Doktorandin und Acker-Gastwissenschaftlerin Julia Günther Acker e. V.

Bei Acker nehmen wir „Feldforschung“ wörtlich: Was und wie die Kinder auf dem Acker lernen, basiert nämlich nicht nur auf wissenschaftlichen Grundlagen, sondern fließt im Gegenzug auch in unsere Forschungsarbeit mit ein. Zum Beispiel in die Doktorarbeit unserer Gastwissenschaftlerin Julia Günther, deren Forschungsbeitrag kürzlich im angesehenen Wissenschaftsjournal Global Environment Change erschienen ist. Ein gegebener Anlass für ein Interview, in dem uns Julia Einblicke in das wissenschaftliche Arbeiten bei Acker gegeben hat.

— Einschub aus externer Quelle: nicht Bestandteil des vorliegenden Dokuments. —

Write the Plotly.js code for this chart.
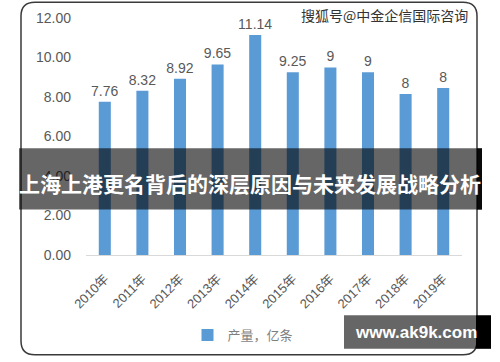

Liebe Julia, wie bist du zu Acker gekommen und in welchen Bereichen arbeitest du bei uns?

Julia: Zu Acker bin ich im Frühjahr 2019 gekommen und war in den letzten drei Jahren als wissenschaftliche Mitarbeiterin im ersten Acker-Forschungsprojekt „OIT-BNE“ (= Outcome Indikatoren Test für Bildung für nachhaltige Entwicklung) aktiv. Außerdem habe ich das Wirkungsteam unterstützt. Im Rahmen meiner wissenschaftlichen Tätigkeit verfolgte ich von Beginn an eine Promotion, an der ich seitdem stetig arbeite. Seit 2022 bin ich nun noch als Gastwissenschaftlerin mit Acker verbunden.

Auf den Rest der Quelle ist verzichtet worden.